Most public bodies attract their share of critics, some with good cause, others because they’re on a mission.
Some public bodies are very good at handling complaints, and others seem hellbent on attracting them. Our own Much Wenlock Town Council is unfortunately one of the latter.
In the past eleven months or so, complaints from local residents have appeared as agenda items at several meetings.
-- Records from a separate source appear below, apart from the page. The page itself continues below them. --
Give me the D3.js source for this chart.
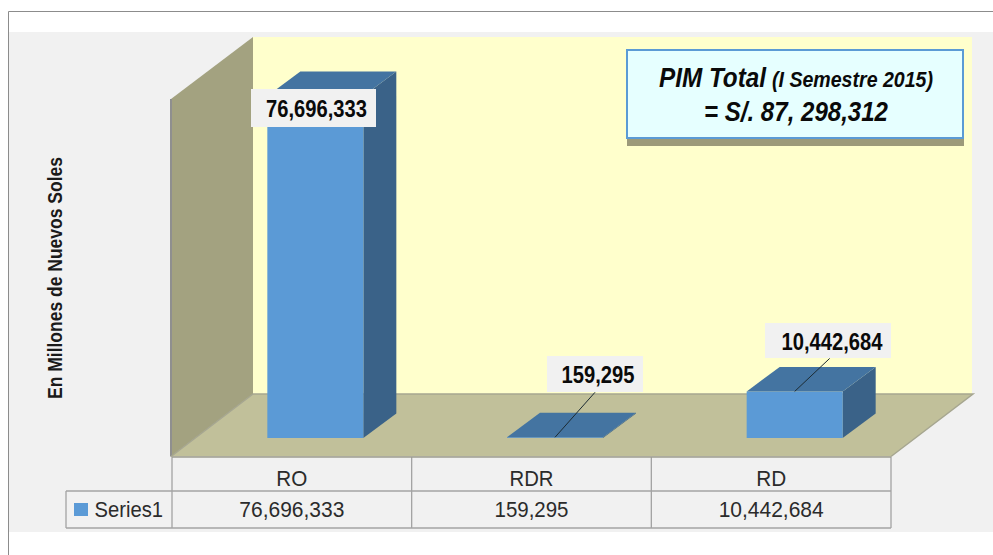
<!DOCTYPE html>
<html><head><meta charset="utf-8">
<script src="https://cdnjs.cloudflare.com/ajax/libs/d3/7.8.5/d3.min.js"></script>
<style>html,body{margin:0;padding:0;background:#fff}svg{display:block}text{font-family:"Liberation Sans",Arial,sans-serif}</style>
</head><body><div id="c"></div>
<script>
const categories = ["RO","RDR","RD"];
const values = [76696333,159295,10442684];
const seriesName = "Series1";
const yTitle = "En Millones de Nuevos Soles";
const boxLine1 = ["PIM Total","(I Semestre 2015)"];
const boxLine2 = "= S/. 87, 298,312";

const W=993,H=555;
const svg=d3.select("#c").append("svg").attr("width",W).attr("height",H);
const fmt=d3.format(",");
const poly=(pts,fill,stroke)=>svg.append("polygon").attr("points",pts.map(p=>p.join(",")).join(" ")).attr("fill",fill).attr("stroke",stroke||"none");
const squeezed=(x0,y0,size,width,str,anchor,weight,style,col)=>svg.append("text").attr("x",x0).attr("y",y0).attr("text-anchor",anchor||"start").attr("font-size",size).attr("font-weight",weight||"normal").attr("font-style",style||"normal").attr("fill",col||"#2b2b2b").attr("textLength",width).attr("lengthAdjust","spacingAndGlyphs").text(str);

// frame
svg.append("rect").attr("x",9).attr("y",32).attr("width",W-9).attr("height",500).attr("fill","#f1f1f1");
svg.append("path").attr("d",`M${W},11.5H8.5V${H}`).attr("fill","none").attr("stroke","#8c8c8c").attr("stroke-width",1);

// scales
const x=d3.scaleBand().domain(categories).range([172,891]);
const y=d3.scaleLinear().domain([0,values[0]]).range([438,96]);
const depthX=33, depthY=24.5, barW=96, barShift=23.5;
const wallDX=82, wallDY=62.5, floorY=456.5;

// walls
poly([[253,37],[972,37],[972,394],[253,394]],"#ffffcc");
poly([[171,99],[253,37],[253,394],[171,floorY]],"#a3a280");
svg.append("line").attr("x1",171).attr("x2",171).attr("y1",99).attr("y2",floorY).attr("stroke","#8f8f8f").attr("stroke-width",2);
poly([[171,floorY],[171+wallDX,floorY-wallDY],[891+wallDX,floorY-wallDY],[891,floorY]],"#c1c09a");
svg.append("path").attr("d",`M171,${floorY}L${171+wallDX},${floorY-wallDY}M253,${floorY-wallDY}H973L891,${floorY}`).attr("fill","none").attr("stroke","#a6a690").attr("stroke-width",1.5);

// bars
categories.forEach((c,i)=>{
  const x0=x(c)+x.bandwidth()/2+barShift-barW/2, x1=x0+barW;
  const yb=y(0), yt=y(values[i]);
  poly([[x1,yb],[x1+depthX,yb-depthY],[x1+depthX,yt-depthY],[x1,yt]],"#3a6288");
  poly([[x0,yb],[x1,yb],[x1,yt],[x0,yt]],"#5b9ad6");
  poly([[x0,yt],[x1,yt],[x1+depthX,yt-depthY],[x0+depthX,yt-depthY]],"#4474a1");
});

// table
const tableLines=[[66,491,891,491],[66,528,891,528],[66,491,66,528],[172,457,172,528]];
categories.forEach(c=>tableLines.push([x(c)+x.bandwidth(),457,x(c)+x.bandwidth(),528]));
tableLines.forEach(d=>{
  svg.append("line").attr("x1",d[0]).attr("y1",d[1]).attr("x2",d[2]).attr("y2",d[3]).attr("stroke","#a3a3a3").attr("stroke-width",1.3);
});
svg.append("line").attr("x1",172).attr("x2",891).attr("y1",457).attr("y2",457).attr("stroke","#9d9d90").attr("stroke-width",1.5);
const catWidths=[31,44,30], valWidths=[105,74,105];
categories.forEach((c,i)=>{
  const cx=x(c)+x.bandwidth()/2;
  squeezed(cx,486,22,catWidths[i],c,"middle");
  squeezed(cx,517,22.5,valWidths[i],fmt(values[i]),"middle");
});
svg.append("rect").attr("x",74).attr("y",503).attr("width",14).attr("height",13).attr("fill","#5b9ad6");
squeezed(94.5,517,22.5,68.5,seriesName);

// y title
svg.append("text").attr("transform","translate(62,278) rotate(-90)").attr("text-anchor","middle").attr("font-size",19.5).attr("font-weight","bold").attr("fill","#1a1a1a").attr("textLength",242).attr("lengthAdjust","spacingAndGlyphs").text(yTitle);

// leader lines (offsets from each bar's anchor)
const leaders=[null,[[40,-45]],[[35,-33]]];
categories.forEach((c,i)=>{
  if(!leaders[i]) return;
  const x0=x(c)+x.bandwidth()/2+barShift; const yt=y(values[i]);
  svg.append("line").attr("x1",x0).attr("y1",yt).attr("x2",x0+leaders[i][0][0]).attr("y2",yt+leaders[i][0][1]).attr("stroke","#1c2b33").attr("stroke-width",1);
});

// data labels
const lab=[{bx:251,by:89,bw:125,bh:38,cx:316.5,base:116.5,tw:101},
           {bx:547,by:356,bw:96,bh:36,cx:598,base:383,tw:73},
           {bx:765,by:323,bw:126,bh:35,cx:832,base:349.5,tw:101}];
lab.forEach((l,i)=>{
  svg.append("rect").attr("x",l.bx).attr("y",l.by).attr("width",l.bw).attr("height",l.bh).attr("fill","#f1f1f1");
  squeezed(l.cx,l.base,24.5,l.tw,fmt(values[i]),"middle","bold","normal","#0a0a0a");
});

// info box
svg.append("rect").attr("x",627).attr("y",56).attr("width",337).attr("height",90).attr("fill","#9c9a7a");
svg.append("rect").attr("x",627).attr("y",50).attr("width",336).attr("height",88).attr("fill","#e6ffff").attr("stroke","#5b9bd5").attr("stroke-width",2);
squeezed(659,87,28,107,boxLine1[0],"start","bold","italic","#0a0a0a");
squeezed(772,87,22,161,boxLine1[1],"start","bold","italic","#0a0a0a");
squeezed(704,120.5,28,184,boxLine2,"start","bold","italic","#0a0a0a");
</script></body></html>
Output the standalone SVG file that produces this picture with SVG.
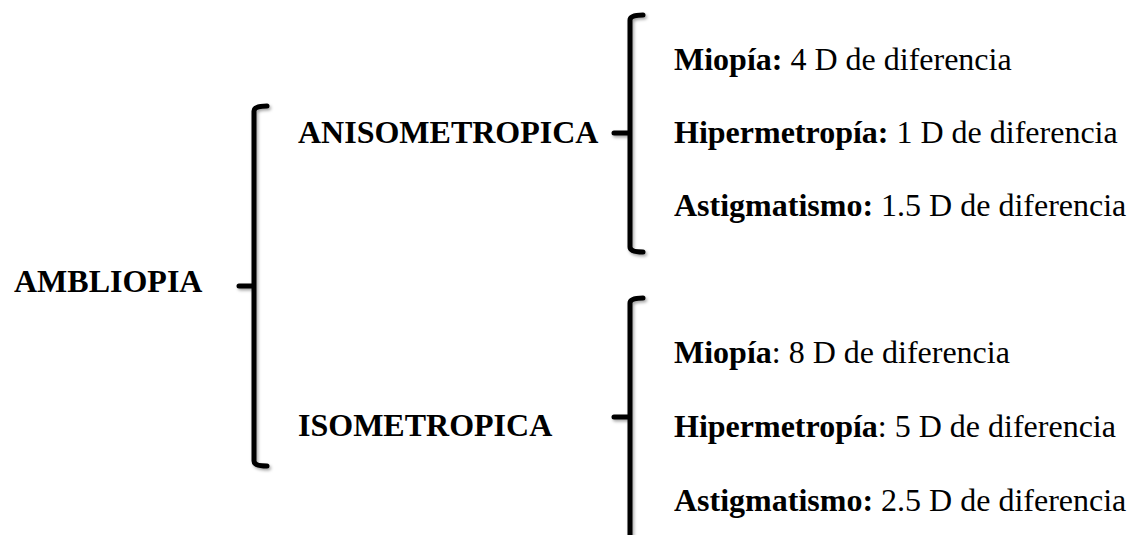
<svg xmlns="http://www.w3.org/2000/svg" width="1133" height="535" viewBox="0 0 1133 535">
  <style>
    text { font-family: "Liberation Serif", "Times New Roman", serif; font-size: 32px; fill: #000; }
    .b { font-weight: bold; }
    .brace { fill: none; stroke: #000; stroke-width: 5; stroke-linecap: round; stroke-linejoin: round; }
  </style>
  <defs>
    <filter id="sh" x="-50%" y="-10%" width="200%" height="120%">
      <feDropShadow dx="1.5" dy="2" stdDeviation="1.5" flood-color="#000" flood-opacity="0.35"/>
    </filter>
  </defs>
  <rect width="1133" height="535" fill="#fff"/>
  <g id="connectors" filter="url(#sh)">
    <path class="brace" d="M267,106 Q254,106 254,111 L254,461 Q254,466 267,466 M254,286 L239,286"/>
    <path class="brace" d="M643,15 Q630,15 630,20 L630,247 Q630,252 643,252 M630,133 L614,133"/>
    <path class="brace" d="M643,298 Q630,298 630,303 L630,540 M630,417 L614,417"/>
  </g>
  <g id="ambliopia"><text x="14" y="292" class="b">AMBLIOPIA</text></g>
  <g id="anisometropica"><text x="298" y="143" class="b">ANISOMETROPICA</text></g>
  <g id="isometropica"><text x="298" y="436" class="b">ISOMETROPICA</text></g>
  <g id="aniso-miopia"><text x="674" y="70"><tspan class="b">Miopía:</tspan> 4 D de diferencia</text></g>
  <g id="aniso-hiper"><text x="674" y="143"><tspan class="b">Hipermetropía:</tspan> 1 D de diferencia</text></g>
  <g id="aniso-astig"><text x="674" y="216"><tspan class="b">Astigmatismo:</tspan> 1.5 D de diferencia</text></g>
  <g id="iso-miopia"><text x="674" y="363"><tspan class="b">Miopía</tspan>: 8 D de diferencia</text></g>
  <g id="iso-hiper"><text x="674" y="437"><tspan class="b">Hipermetropía</tspan>: 5 D de diferencia</text></g>
  <g id="iso-astig"><text x="674" y="511"><tspan class="b">Astigmatismo:</tspan> 2.5 D de diferencia</text></g>
</svg>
The complaints have been considered in secret – “pursuant to section 1(2) of the Public Bodies (Admission to Meetings) Act 1960”
The Act says:
A body may, by resolution, exclude the public from a meeting (whether during the whole or part of the proceedings) whenever publicity would be prejudicial to the public interest by reason of the confidential nature of the business to be transacted or for other special reasons stated in the resolution and arising from the nature of that business or of the proceedings; and where such a resolution is passed, this Act shall not require the meeting to be open to the public during proceedings to which the resolution applies.
We’ll come back to this in another post, but in the meantime we have a complaint at the Town Council meeting on 1st December 2016 about an allegation of slander (minute 19).
At the meeting held on 2nd February 2017 it was agreed that an unspecified complaint would be taken no further (minute 22).
The Council’s meeting on 6th April 2017 considered an allegation of defamation, and a budget of £3,000 (of your money) was allocated to deal with it (minute 27).
At its meeting on 18th May 2017 the Town Council, a further £2,000 (of your money) was allocated for “occupational health advice” (minute 30).
On 1st June 2017 it appears that further expenditure of £500 (of your money) was set aside to deal with an email from a former Town Councillor. Despite there being “defamatory comments about a member of staff”, it was decided that “there would be no further action at this stage”. (minute 21).
At a meeting held on 6th July 2017 it was noted that letters be noted and “the matter” was now concluded (minute 26).
At the meeting held on 5th October 2017, there was consideration of “an ongoing complaint from a member of the public” (minute 22).
On 2nd November 2017 the Town Council meeting considered a complaint about a Freedom Of Information request it had turned down. It agreed “To write to the complainant and inform him that the Town Council was not aware of any plans for development adjacent to Hunters Gate…” (minute 27). This seems a strange statement, given that its meeting on 6th July 2017 recorded that “A letter had been received from Berry’s on behalf of Wenlock Estates which advised that land adjoining the primary school at Hunters Gate had been put forward for development of approximately 90 dwellings in response to Shropshire Council’s ‘Call for Sites’ & Local Plan Review. The letter offered the Town Council an opportunity to discuss the plans in more detail and the Town Clerk recommended that a meeting should be arranged.” (minute 10 iv)
This is a chronic litany of disengagement with the local community. It’s questionable whether publicity would be prejudicial to the public interest in most of these meetings and, in any case, how did the Town Council get itself into this mess in the first place?
How much of tax payers’ (your) money has been spent on these futile exercises? How much time has been spent? And how might the Much Wenlock community have benefited if all of this resource had been directed into something more constructive?
Questions must be asked! And just as importantly – answered in full.